As for the Yukos affair, it is possible that the Kremlin is orchestrating the prosecution not just to crush a wealthy challenger but to manufacture a popular campaign issue as Mr. Putin maneuvers to win a majority for his United Russia Party in the Duma next month and gain his own re-election in March.

A public opinion survey conducted by the ROMIR agency last week found that 54 percent of Russians had a "positive" reaction to Khodorkovsky's arrest, 29 percent had "no opinion" and only 4 percent were firmly opposed to the police actions. Many Russians angrily recall how the oligarch class got rich quick in the early 1990s by snapping up state assets in rigged privatization auctions - while most of the population sank into poverty.

The biggest likely beneficiary of public sentiment against big business would be the United Russia Party, led by state bureaucrats whose sole political program is to "support President Putin." With three government ministers and 30 regional governors topping its ticket, the party has reaped daily positive coverage in state TV newscasts and put its campaign posters in places forbidden to the opposition, such as the walls of Moscow subway stations.

United Russia last month expelled one Yukos executive, Vladimir Dubov, who had been running on its party list. Its leader, Interior Minister Boris Gryzlov, warned publicly that Russia's natural resources still belonged to the state and could be taken back from private businesses that exploit them "at any time."

The pro-Kremlin party has also declined to take part in any televised debates. Yury Volkov, head of United Russia's campaign committee said it was "inexpedient and dangerous" to spend time on "populist speeches."

The leader of SPS, Anatoly Chubais, has appealed to Grigory Yavlinsky, leader of Russia's more left-leaning liberal party, Yabloko, to unify amid "dangerous signs" that Russia's fragile democracy could be unraveling. A merger seems unlikely, but could consolidate mainly urban and youthful voters who are pro-business and Western-oriented - a group estimated at about a fifth of the electorate.

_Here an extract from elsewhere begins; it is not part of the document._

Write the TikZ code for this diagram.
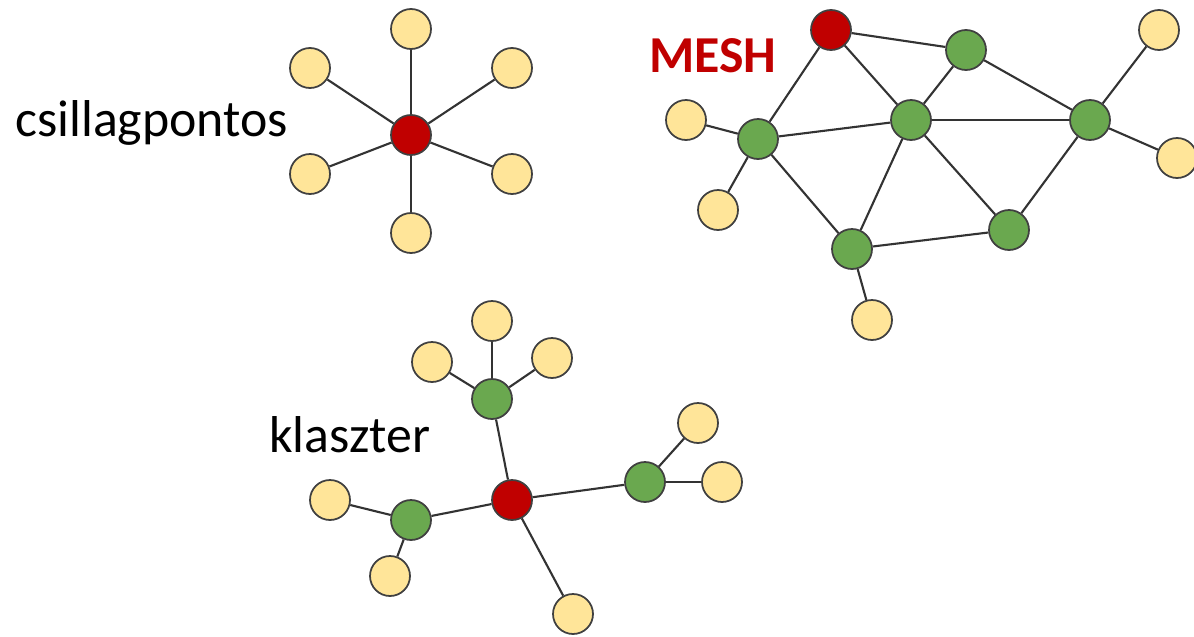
\documentclass[tikz,border=0pt]{standalone}
\usepackage{fontspec}
\setmainfont{Carlito}
\usepackage{xcolor}
\usepackage{tikz}

\definecolor{hubred}{HTML}{C00000}
\definecolor{relaygreen}{HTML}{6AA84F}
\definecolor{leafyellow}{HTML}{FFE599}
\definecolor{rim}{HTML}{404040}

\tikzset{
    hub/.style={draw=rim, circle, fill=hubred, line width=1pt, minimum size=0.8cm, inner sep=0pt},
    relay/.style={hub, fill=relaygreen},
    leaf/.style={hub, fill=leafyellow},
    link/.style={draw=black!80, line width=1.2pt},
    title/.style={anchor=base west, inner sep=0pt, font=\fontsize{29.5}{35}\selectfont}
}

\begin{document}
\begin{tikzpicture}[x=0.02cm, y=-0.02cm]
        \useasboundingbox (0,0) rectangle (1194,636);

        % Star
        \node[title] (startitle) at (15,136) {csillagpontos};
        \node[hub] (star) at (411,135) {};
        \node[leaf] (star1) at (411,29) {};
        \node[leaf] (star2) at (310,68) {};
        \node[leaf] (star3) at (512,68) {};
        \node[leaf] (star4) at (310,174) {};
        \node[leaf] (star5) at (512,174) {};
        \node[leaf] (star6) at (411,233) {};
        \foreach \i in {1,...,6}
            \draw[link] (star) -- (star\i);

        % Mesh
        \node[title, font=\fontsize{29.5}{35}\selectfont\bfseries, text=hubred]
            (meshtitle) at (649,72) {MESH};
        \node[hub] (mesh) at (831,30) {};
        \node[relay] (meshA) at (966,50) {};
        \node[relay] (meshB) at (911,120) {};
        \node[relay] (meshC) at (758,139) {};
        \node[relay] (meshD) at (1090,120) {};
        \node[relay] (meshE) at (1009,230) {};
        \node[relay] (meshF) at (852,249) {};
        \node[leaf] (meshC1) at (686,120) {};
        \node[leaf] (meshC2) at (718,210) {};
        \node[leaf] (meshD1) at (1159,30) {};
        \node[leaf] (meshD2) at (1177,158) {};
        \node[leaf] (meshF1) at (872,320) {};
        \foreach \a/\b in {mesh/meshA, mesh/meshB, mesh/meshC, meshA/meshB, meshA/meshD,
                meshB/meshC, meshB/meshD, meshB/meshE, meshB/meshF, meshC/meshF,
                meshF/meshE, meshD/meshE, meshC/meshC1, meshC/meshC2,
                meshD/meshD1, meshD/meshD2, meshF/meshF1}
            \draw[link] (\a) -- (\b);

        % Cluster
        \node[title] (clustertitle) at (269,452) {klaszter};
        \node[hub] (cluster) at (512,500) {};
        \node[relay] (clusterA) at (492,399) {};
        \node[relay] (clusterB) at (411,520) {};
        \node[relay] (clusterC) at (645,482) {};
        \node[leaf] (clusterA1) at (492,321) {};
        \node[leaf] (clusterA2) at (432,362) {};
        \node[leaf] (clusterA3) at (552,358) {};
        \node[leaf] (clusterB1) at (330,500) {};
        \node[leaf] (clusterB2) at (390,576) {};
        \node[leaf] (clusterC1) at (698,423) {};
        \node[leaf] (clusterC2) at (722,482) {};
        \node[leaf] (cluster1) at (573,614) {};
        \foreach \a/\b in {cluster/clusterA, cluster/clusterB, cluster/clusterC, cluster/cluster1,
                clusterA/clusterA1, clusterA/clusterA2, clusterA/clusterA3,
                clusterB/clusterB1, clusterB/clusterB2, clusterC/clusterC1, clusterC/clusterC2}
            \draw[link] (\a) -- (\b);
    \end{tikzpicture}
\end{document}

The two liberal parties are vulnerable to the rising anti-business mood, however. Both have accepted huge donations from Yukos, now halted by the legal action against the firm. Up to half of Yabloko's budget may have come from Khodorkovsky, experts say. A police raid last month on a public relations firm handling Yabloko's electoral strategy included seizures of funds, computers and documents that party representatives say were vital to the campaign.

Most vulnerable to this line of attack is the Communist Party, which regularly wins about a quarter of the popular vote. Kondaurov is running on the Communist Party ticket. Russian state TV has relentlessly exposed him, another Yukos shareholder Sergei Muravlenko, and a few other "red millionaires" who have been financing the party, suggesting that the rich have conspired to buy out the party that claims to represent impoverished workers.

Last Friday, as Russia marked the 86th anniversary of the Bolshevik Revolution, the state-owned RTR network reported that hundreds of mainly elderly Communist Party members were demanding that all wealthy businessmen be ejected from the ticket. But Communist leaders deny any internal split over putting rich capitalists on the party ballot. "Wealthy people like Alexei Kondaurov join our ranks even though they know the authorities might attack their businesses," says Oleg Kulikov, the party's information chief. "We're glad to have them."

A former career officer of the Soviet KGB, Kondaurov says that private money is the only force that can challenge the immense state resources behind the pro-Kremlin United Russia Party.

"Russian democracy is under threat and something has to be done," he says. "Sometimes people active in business must get involved and work for change in the political system."

A rich capitalist's presence on the communist ticket is no contradiction, he says. The party that once nationalized all enterprises now supports private property, he says.

"It's not the same party that used to run the USSR," he says. "It's grown and deve- loped.... it has a critical role in the work of building democracy in this country."